養親・養子の支援に長年携わり、子どもの出自を知る権利に詳しい文京学院大の森和子教授(児童福祉)は、「実親が分からないと、遺伝的な要素を踏まえながら自分が何者かを考え、アイデンティティーを作っていくことが難しくなります。『地に足がつかず、足元がぐらぐらしているように感じる』と言った人もいます」と話す。
「生みの親と対面し、外見や声、癖など似ている部分を見いだしたとき、自分がいていいんだと生理的に自らの存在を肯定し受け入れられるようになったと語る当事者もいます。実親を知ることは、人生を一歩先に進める力にもなり得るんです」(森教授)

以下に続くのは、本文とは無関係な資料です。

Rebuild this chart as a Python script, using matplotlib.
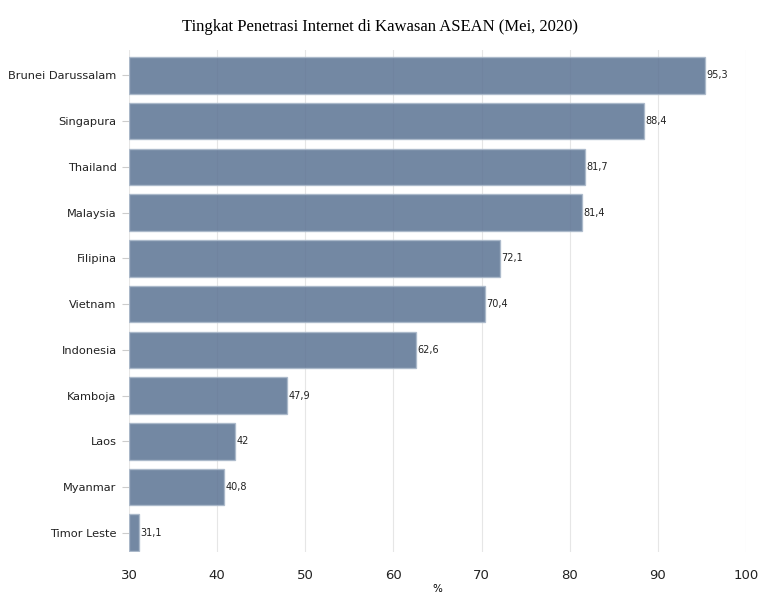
import matplotlib
matplotlib.use("Agg")
import matplotlib.pyplot as plt

countries = ["Brunei Darussalam", "Singapura", "Thailand", "Malaysia", "Filipina",
             "Vietnam", "Indonesia", "Kamboja", "Laos", "Myanmar", "Timor Leste"]
values = [95.3, 88.4, 81.7, 81.4, 72.1, 70.4, 62.6, 47.9, 42, 40.8, 31.1]
labels = ["95,3", "88,4", "81,7", "81,4", "72,1", "70,4", "62,6", "47,9", "42", "40,8", "31,1"]
xticks = [30, 40, 50, 60, 70, 80, 90, 100]
base = 30

fig = plt.figure(figsize=(7.59, 5.98), dpi=100)
ax = fig.add_axes([0.170, 0.077, 0.813, 0.839])

n = len(countries)
ypos = [n - 1 - i for i in range(n)]
ax.set_axisbelow(True)
ax.grid(axis="x", color="#e6e6e6", linewidth=0.8)
ax.barh(ypos, [v - base for v in values], left=base, height=0.8,
        color="#5b7393", alpha=0.85, edgecolor="#a9b8ca", linewidth=1)
for y, v, lab in zip(ypos, values, labels):
    ax.text(v + 0.15, y, lab, va="center", ha="left", fontsize=7, color="#222222")

ax.set_xlim(30, 100)
ax.set_ylim(-0.42, n - 1 + 0.55)
ax.set_xticks(xticks)
ax.set_xticklabels([str(t) for t in xticks], fontsize=9.5, color="#222222")
ax.set_yticks(ypos)
ax.set_yticklabels(countries, fontsize=8.2, color="#222222")
ax.tick_params(axis="y", length=5, color="#cccccc", width=0.8, pad=4)
ax.tick_params(axis="x", length=0, pad=12)
for s in ax.spines.values():
    s.set_visible(False)
ax.set_xlabel("%", fontsize=7.5, labelpad=2)

fig.suptitle("Tingkat Penetrasi Internet di Kawasan ASEAN (Mei, 2020)",
             fontfamily="Liberation Serif", fontsize=12, y=0.968)

fig.savefig("out.png", dpi=100)
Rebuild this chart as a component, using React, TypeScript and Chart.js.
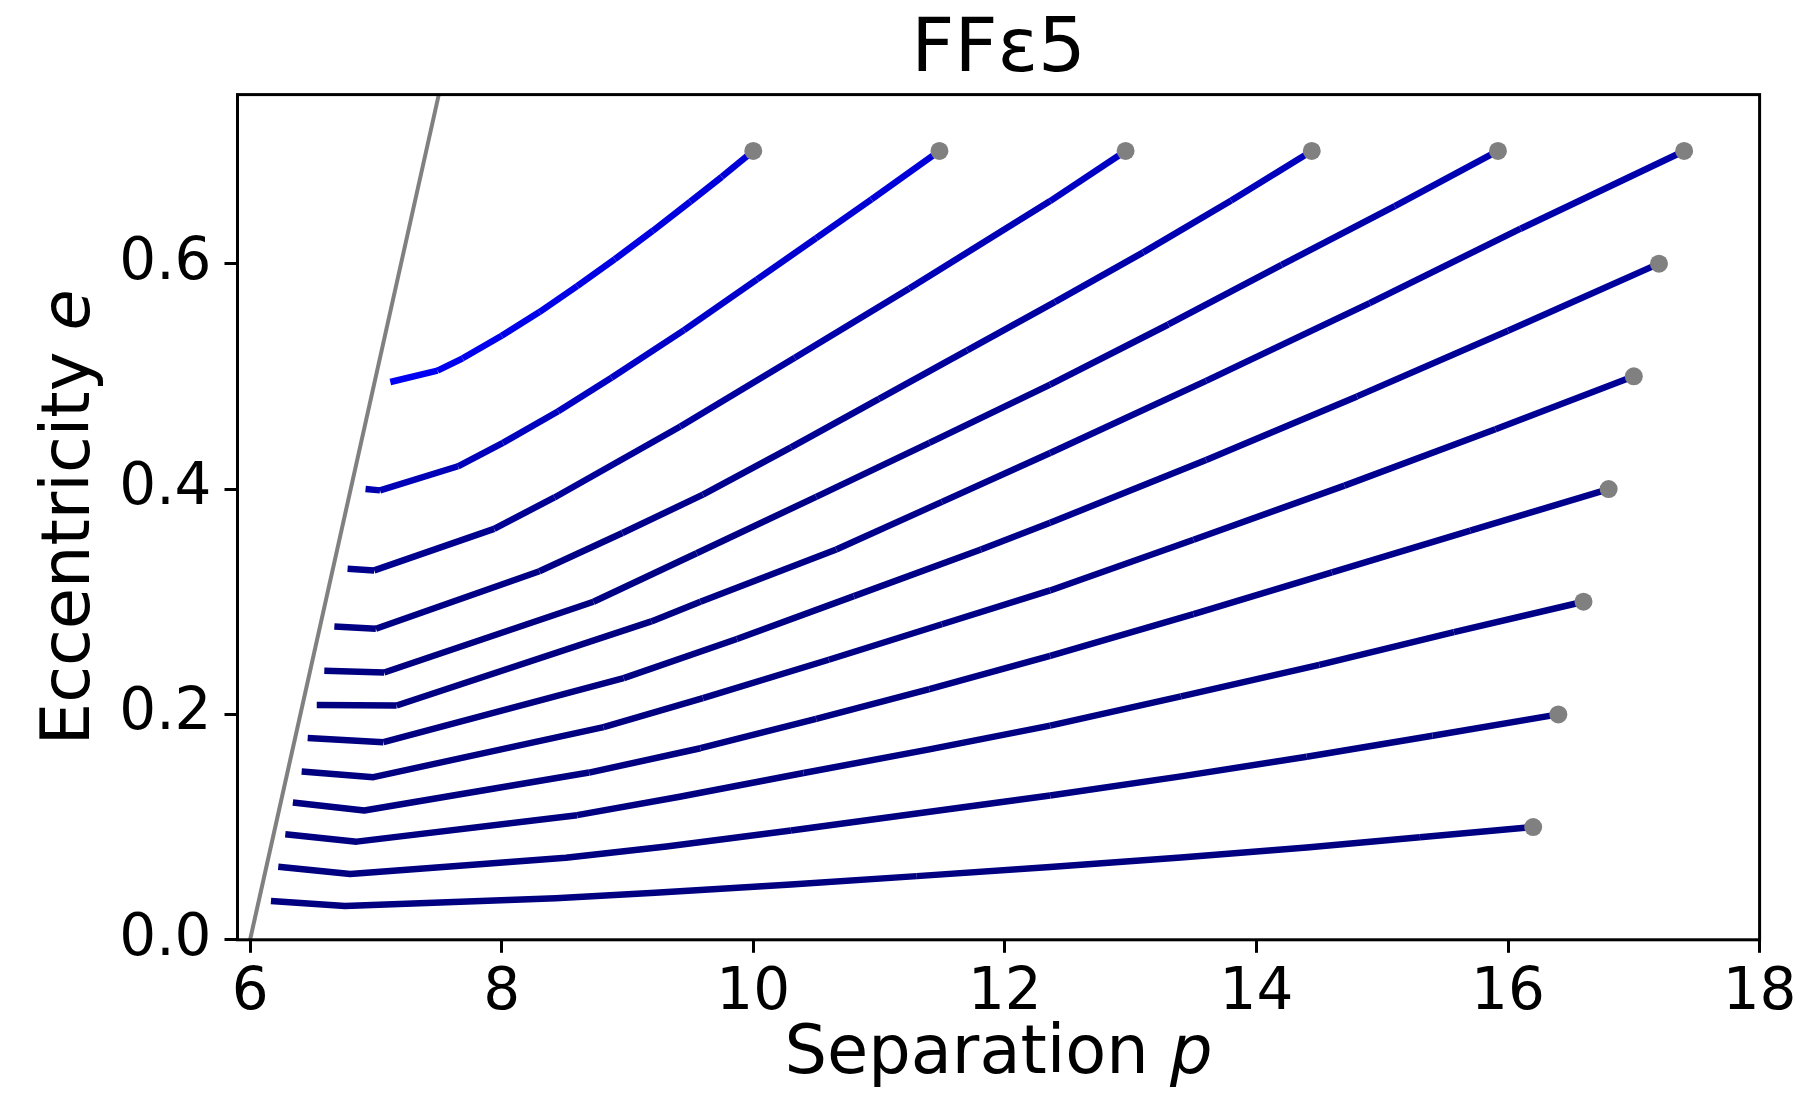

江蔵さんのように、取り違えの事実が判明した場合、当事者はどのように救済されるべきなのか。
森教授は「相手方がこれまで親子関係に何の違和感も持たずに生きてきた場合、取り違えの事実を突然知らされることは、家族関係を根本から揺るがしてしまうリスクがある」と指摘する。一方で、「取り違えられた本人や親は被害者です。少なくとも、人為的ミスをおかした病院や運営する自治体は誠意を持って調査をして、まずは取り違えられた子と親の安否や生活状況など最低限の情報を提供し、この先の人生を前向きに歩む上での足がかりを得られるようサポートするべきです」と強調する。
さらに、「血液型検査など何らかのきっかけによって、病院で取り違えられた可能性があると不安を感じたとき、誰もが相談できる公的な窓口の設置が必要です」と提言した。